━━━ DATASET EXCERPT

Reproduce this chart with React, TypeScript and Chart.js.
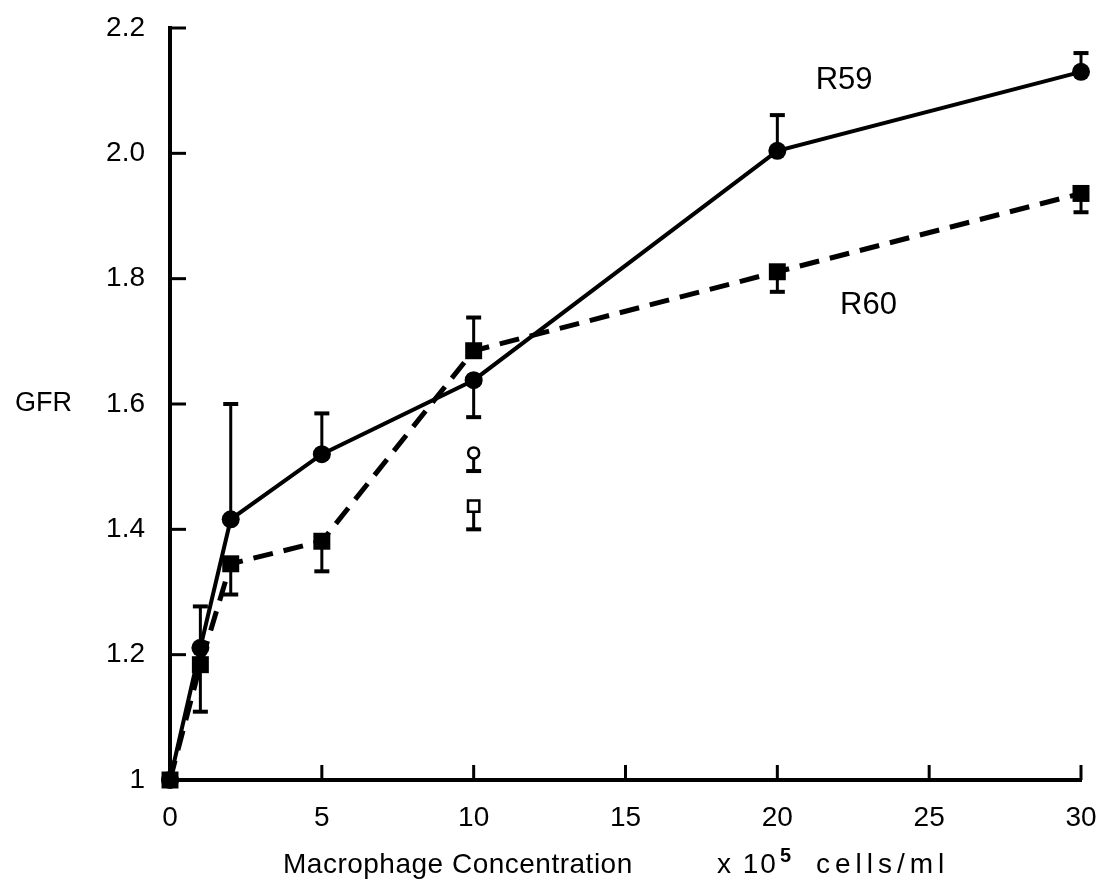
import React, { useEffect, useRef } from "react";
import { Chart, registerables } from "chart.js";

Chart.register(...registerables);

// ---- data ----
const concentrations = [0, 1, 2, 5, 10, 20, 30];
const r59Values = [1, 1.211, 1.416, 1.52, 1.638, 2.004, 2.13];
const r59ErrorEnds = [null, 1.277, 1.6, 1.585, 1.579, 2.061, 2.16];
const r60Values = [1, 1.184, 1.345, 1.381, 1.685, 1.811, 1.936];
const r60ErrorEnds = [null, 1.109, 1.296, 1.333, 1.738, 1.779, 1.906];
const openCircleX = [10];
const openCircleValues = [1.522];
const openCircleErrorEnds = [1.493];
const openSquareX = [10];
const openSquareValues = [1.437];
const openSquareErrorEnds = [1.4];
const xTickValues = [0, 5, 10, 15, 20, 25, 30];
const xTickLabels = ["0", "5", "10", "15", "20", "25", "30"];
const yTickValues = [1, 1.2, 1.4, 1.6, 1.8, 2.0, 2.2];
const yTickLabels = ["1", "1.2", "1.4", "1.6", "1.8", "2.0", "2.2"];
const seriesLabels = ["R59", "R60"];
const yTitle = "GFR";
const xTitleMain = "Macrophage Concentration";
const xTitleUnitPre = "x 10";
const xTitleUnitExp = "5";
const xTitleUnitPost = "cells/ml";

const FONT = "'Liberation Sans', Arial, Helvetica, sans-serif";

const toPoints = (xs: number[], ys: number[]) => xs.map((x, i) => ({ x, y: ys[i] }));

const errorBarPlugin = {
  id: "errorBars",
  beforeDatasetsDraw(chart: any) {
    const ctx = chart.ctx;
    const xs = chart.scales.x;
    const ys = chart.scales.y;
    const groups: [number[], number[], (number | null)[]][] = [
      [concentrations, r59Values, r59ErrorEnds],
      [concentrations, r60Values, r60ErrorEnds],
      [openCircleX, openCircleValues, openCircleErrorEnds],
      [openSquareX, openSquareValues, openSquareErrorEnds],
    ];
    ctx.save();
    ctx.strokeStyle = "#000";
    ctx.lineCap = "butt";
    for (const [gx, gv, ge] of groups) {
      gx.forEach((xv, i) => {
        const e = ge[i];
        if (e == null) return;
        const px = xs.getPixelForValue(xv);
        const p0 = ys.getPixelForValue(gv[i]);
        const p1 = ys.getPixelForValue(e);
        ctx.lineWidth = 3;
        ctx.beginPath();
        ctx.moveTo(px, p0);
        ctx.lineTo(px, p1);
        ctx.stroke();
        ctx.lineWidth = 4;
        ctx.beginPath();
        ctx.moveTo(px - 7.5, p1);
        ctx.lineTo(px + 7.5, p1);
        ctx.stroke();
      });
    }
    ctx.restore();
  },
};

const decorPlugin = {
  id: "decor",
  afterDraw(chart: any) {
    const ctx = chart.ctx;
    const xs = chart.scales.x;
    const ys = chart.scales.y;
    const area = chart.chartArea;
    ctx.save();
    ctx.strokeStyle = "#000";
    ctx.lineWidth = 3;
    // inward ticks
    yTickValues.forEach((v) => {
      const py = ys.getPixelForValue(v);
      ctx.beginPath();
      ctx.moveTo(area.left, py);
      ctx.lineTo(area.left + 16, py);
      ctx.stroke();
    });
    xTickValues.forEach((v) => {
      const px = xs.getPixelForValue(v);
      ctx.beginPath();
      ctx.moveTo(px, area.bottom);
      ctx.lineTo(px, area.bottom - 15);
      ctx.stroke();
    });
    ctx.fillStyle = "#000";
    // series labels
    ctx.font = `31px ${FONT}`;
    ctx.textAlign = "center";
    ctx.textBaseline = "middle";
    ctx.fillText(seriesLabels[0], xs.getPixelForValue(22.2), ys.getPixelForValue(2.116));
    ctx.fillText(seriesLabels[1], xs.getPixelForValue(23.0), ys.getPixelForValue(1.758));
    // y title
    ctx.font = `27px ${FONT}`;
    ctx.textAlign = "left";
    ctx.fillText(yTitle, 15, ys.getPixelForValue(1.6));
    // x title
    ctx.textBaseline = "alphabetic";
    const base = 873;
    ctx.font = `28px ${FONT}`;
    (ctx as any).letterSpacing = "0.5px";
    ctx.fillText(xTitleMain, 283, base);
    (ctx as any).letterSpacing = "2px";
    ctx.fillText(xTitleUnitPre, 717, base);
    ctx.font = `bold 20px ${FONT}`;
    (ctx as any).letterSpacing = "0px";
    ctx.fillText(xTitleUnitExp, 780, base - 11);
    ctx.font = `28px ${FONT}`;
    (ctx as any).letterSpacing = "5px";
    ctx.fillText(xTitleUnitPost, 816, base);
    (ctx as any).letterSpacing = "0px";
    ctx.restore();
  },
};

export default function App() {
  const ref = useRef<HTMLCanvasElement | null>(null);
  useEffect(() => {
    if (!ref.current) return;
    const chart = new Chart(ref.current, {
      type: "line",
      data: {
        datasets: [
          {
            label: seriesLabels[1],
            data: toPoints(concentrations, r60Values),
            borderColor: "#000",
            backgroundColor: "#000",
            borderWidth: 5,
            borderDash: [20, 11],
            pointStyle: "rect",
            pointRadius: 12,
            pointBorderWidth: 0,
            pointBackgroundColor: "#000",
            tension: 0,
            clip: false,
          } as any,
          {
            label: seriesLabels[0],
            data: toPoints(concentrations, r59Values),
            borderColor: "#000",
            backgroundColor: "#000",
            borderWidth: 4,
            pointStyle: "circle",
            pointRadius: 9,
            pointBorderWidth: 0,
            pointBackgroundColor: "#000",
            tension: 0,
            clip: false,
          } as any,
          {
            label: "open circle",
            data: toPoints(openCircleX, openCircleValues),
            showLine: false,
            pointStyle: "circle",
            pointRadius: 5.5,
            pointBorderWidth: 2.5,
            pointBorderColor: "#000",
            pointBackgroundColor: "#fff",
            clip: false,
          } as any,
          {
            label: "open square",
            data: toPoints(openSquareX, openSquareValues),
            showLine: false,
            pointStyle: "rect",
            pointRadius: 8,
            pointBorderWidth: 2.5,
            pointBorderColor: "#000",
            pointBackgroundColor: "#fff",
            clip: false,
          } as any,
        ],
      },
      options: {
        responsive: false,
        animation: false,
        devicePixelRatio: 1,
        layout: { padding: { left: 0, right: 20, top: 28, bottom: 0 } },
        plugins: { legend: { display: false }, tooltip: { enabled: false } },
        scales: {
          x: {
            type: "linear",
            min: 0,
            max: 30,
            afterFit: (s: any) => {
              s.height = 102;
              s.paddingLeft = 0;
              s.paddingRight = 0;
            },
            afterBuildTicks: (s: any) => {
              s.ticks = xTickValues.map((v) => ({ value: v }));
            },
            grid: { display: false, drawTicks: false },
            border: { display: true, color: "#000", width: 4 },
            ticks: {
              color: "#000",
              padding: 21,
              maxRotation: 0,
              font: { family: FONT, size: 28 },
              callback: (_v: any, i: number) => xTickLabels[i],
            },
          },
          y: {
            type: "linear",
            min: 1,
            max: 2.2,
            afterFit: (s: any) => {
              s.width = 170;
              s.paddingTop = 0;
              s.paddingBottom = 0;
            },
            afterBuildTicks: (s: any) => {
              s.ticks = yTickValues.map((v) => ({ value: v }));
            },
            grid: { display: false, drawTicks: false },
            border: { display: true, color: "#000", width: 4 },
            ticks: {
              color: "#000",
              padding: 25,
              font: { family: FONT, size: 28 },
              callback: (_v: any, i: number) => yTickLabels[i],
            },
          },
        },
      } as any,
      plugins: [errorBarPlugin, decorPlugin],
    });
    return () => chart.destroy();
  }, []);
  return (
    <div style={{ position: "absolute", left: 0, top: 0, width: 1101, height: 882, background: "#fff" }}>
      <canvas ref={ref} width={1101} height={882} />
    </div>
  );
}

━━━━━━

Report each line of the material above where the word "React" appears.

Reproduce this chart with React, TypeScript and Chart.js.
import React, { useEffect, useRef } from "react";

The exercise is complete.